All over Europe one witnesses to a growth and diversification of migrant associations. A plethora of associations emerge through the interactions of migration societies and institutions as well as with those of origin. Traditionally anthropology of migration has focused on ethnic networks as springboards for empowering migrant minorities' access to economic and political opportunities. Less attention has been paid to the multiple ways with which migrants organise themselves in the country of immigration and within transnational social fields.
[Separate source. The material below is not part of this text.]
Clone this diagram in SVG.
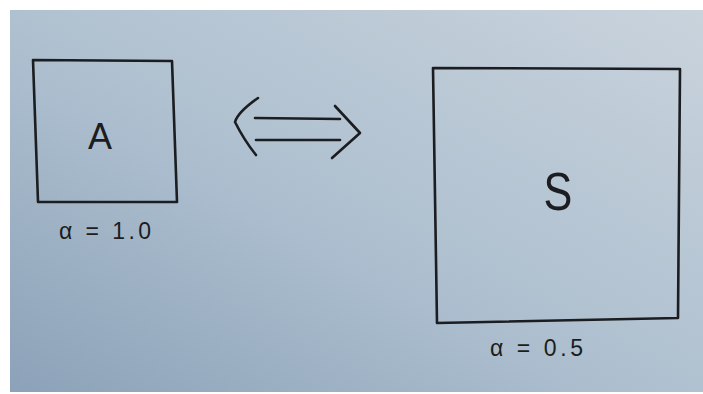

More recently, however, associations revealed themselves a sophisticated lens through which explore various social processes such as the strategies adopted to gain access and recognition to the public sphere, the ambivalent adjusting of various sorts of everyday cosmopolitanisms, the potential of enhancing one's status both here and there through simultaneous incorporation, the constant struggle to improve the concrete and actual experience to be citizen in both sending and receiving contexts. Also, recent researches underline how these associations are both loci for innovation, transformation as much as reproduction and consolidation of cleavages and power asymmetries along gender and intergenerational lines. Institutional discourses tend to reify complex and ambivalent social and cultural processes affected by negotiation between individuals and groups. Such negotiation is influenced in multiple ways by the representation (symbolic as well as political) of migrant associations. Ethnography is particularly important for exploring the everyday political participation and social negotiation within and outside these organisations. Therefore the panel welcomes submissions exploring these topics with the aim at discussing them in a comparative way.